# Problem description
Only the lines from the start of the data below through the line that contains "const values = [over25, over26, over27, over28];" are to be copied, exactly and without pictures.

|---|

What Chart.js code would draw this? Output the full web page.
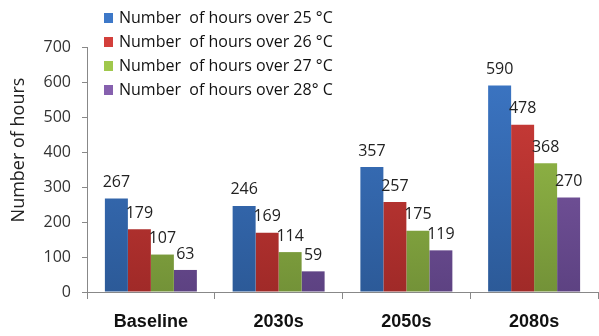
<!DOCTYPE html>
<html>
<head>
<meta charset="utf-8">
<script src="https://cdn.jsdelivr.net/npm/chart.js@4"></script>
<style>
  html, body { margin: 0; padding: 0; background: #fff; }
  #wrap { width: 599px; height: 336px; }
</style>
</head>
<body>
<div id="wrap"><canvas id="myChart" width="599" height="336"></canvas></div>
<script>
const categories = ['Baseline', '2030s', '2050s', '2080s'];
const seriesLabels = [
  'Number  of hours over 25 \u00B0C',
  'Number  of hours over 26 \u00B0C',
  'Number  of hours over 27 \u00B0C',
  'Number  of hours over 28\u00B0 C'
];
const over25 = [267, 246, 357, 590];
const over26 = [179, 169, 257, 478];
const over27 = [107, 114, 175, 368];
const over28 = [63, 59, 119, 270];
const yTicks = [0, 100, 200, 300, 400, 500, 600, 700];
const yTitle = 'Number of hours';

// top / bottom colours of each bar gradient
const colours = [
  ['#3d78c8', '#2c5a98'],
  ['#d33f3b', '#a02a28'],
  ['#a0c84c', '#739238'],
  ['#8660ae', '#5d4282']
];

function grad(i) {
  return function (ctx) {
    const area = ctx.chart.chartArea;
    if (!area) return colours[i][0];
    const g = ctx.chart.ctx.createLinearGradient(0, area.top, 0, area.bottom);
    g.addColorStop(0, colours[i][0]);
    g.addColorStop(1, colours[i][1]);
    return g;
  };
}

const values = [over25, over26, over27, over28];

// value labels above the bars
const valueLabels = {
  id: 'valueLabels',
  afterDatasetsDraw(chart) {
    const ctx = chart.ctx;
    ctx.save();
    ctx.font = '16px "Open Sans", "DejaVu Sans", sans-serif';
    ctx.fillStyle = '#222';
    ctx.textAlign = 'center';
    ctx.textBaseline = 'bottom';
    chart.data.datasets.forEach((ds, i) => {
      chart.getDatasetMeta(i).data.forEach((bar, j) => {
        ctx.fillText(ds.data[j], bar.x, bar.y - 8);
      });
    });
    ctx.restore();
  }
};

// legend drawn on top of the plot, top-left, plus the y title
const overlayLegend = {
  id: 'overlayLegend',
  afterDraw(chart) {
    const ctx = chart.ctx;
    ctx.save();
    ctx.font = '16px "Open Sans", "DejaVu Sans", sans-serif';
    ctx.textBaseline = 'middle';
    ctx.textAlign = 'left';
    chart.data.datasets.forEach((ds, i) => {
      const y = 18 + i * 24;
      ctx.fillStyle = colours[i][0];
      ctx.fillRect(104, y - 5, 9, 10);
      ctx.fillStyle = '#111';
      ctx.fillText(ds.label, 119, y);
    });
    // y axis title, a bit above the middle like the original
    ctx.font = '18px "Open Sans", "DejaVu Sans", sans-serif';
    ctx.fillStyle = '#222';
    ctx.textAlign = 'center';
    ctx.translate(19, 150);
    ctx.rotate(-Math.PI / 2);
    ctx.fillText(yTitle, 0, 0);
    ctx.restore();
  }
};

new Chart(document.getElementById('myChart'), {
  type: 'bar',
  data: {
    labels: categories,
    datasets: values.map((v, i) => ({
      label: seriesLabels[i],
      data: v,
      backgroundColor: grad(i),
      borderWidth: 0,
      barPercentage: 1,
      categoryPercentage: 0.72
    }))
  },
  options: {
    responsive: false,
    animation: false,
    layout: { padding: { left: 0, right: 1, top: 47, bottom: 3 } },
    plugins: {
      legend: { display: false },
      tooltip: { enabled: false }
    },
    scales: {
      x: {
        afterFit(scale) { scale.height = 41; },
        grid: {
          display: true,
          drawOnChartArea: false,
          color: '#888',
          tickLength: 7,
          offset: true
        },
        border: { color: '#888' },
        ticks: {
          color: '#111',
          font: { size: 18, weight: 'bold', family: '"Liberation Sans", Arial, sans-serif' },
          padding: 12
        }
      },
      y: {
        min: 0,
        max: 700,
        afterFit(scale) { scale.width = 87; },
        afterBuildTicks(axis) { axis.ticks = yTicks.map(v => ({ value: v })); },
        grid: {
          display: true,
          drawOnChartArea: false,
          color: '#888',
          tickLength: 5
        },
        border: { color: '#888' },
        ticks: {
          color: '#333',
          font: { size: 16, family: '"Open Sans", "DejaVu Sans", sans-serif' },
          padding: 11
        }
      }
    }
  },
  plugins: [valueLabels, overlayLegend]
});
</script>
</body>
</html>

|---|

# Response
What Chart.js code would draw this? Output the full web page.
<!DOCTYPE html>
<html>
<head>
<meta charset="utf-8">
<script src="https://cdn.jsdelivr.net/npm/chart.js@4"></script>
<style>
  html, body { margin: 0; padding: 0; background: #fff; }
  #wrap { width: 599px; height: 336px; }
</style>
</head>
<body>
<div id="wrap"><canvas id="myChart" width="599" height="336"></canvas></div>
<script>
const categories = ['Baseline', '2030s', '2050s', '2080s'];
const seriesLabels = [
  'Number  of hours over 25 \u00B0C',
  'Number  of hours over 26 \u00B0C',
  'Number  of hours over 27 \u00B0C',
  'Number  of hours over 28\u00B0 C'
];
const over25 = [267, 246, 357, 590];
const over26 = [179, 169, 257, 478];
const over27 = [107, 114, 175, 368];
const over28 = [63, 59, 119, 270];
const yTicks = [0, 100, 200, 300, 400, 500, 600, 700];
const yTitle = 'Number of hours';

// top / bottom colours of each bar gradient
const colours = [
  ['#3d78c8', '#2c5a98'],
  ['#d33f3b', '#a02a28'],
  ['#a0c84c', '#739238'],
  ['#8660ae', '#5d4282']
];

function grad(i) {
  return function (ctx) {
    const area = ctx.chart.chartArea;
    if (!area) return colours[i][0];
    const g = ctx.chart.ctx.createLinearGradient(0, area.top, 0, area.bottom);
    g.addColorStop(0, colours[i][0]);
    g.addColorStop(1, colours[i][1]);
    return g;
  };
}

const values = [over25, over26, over27, over28];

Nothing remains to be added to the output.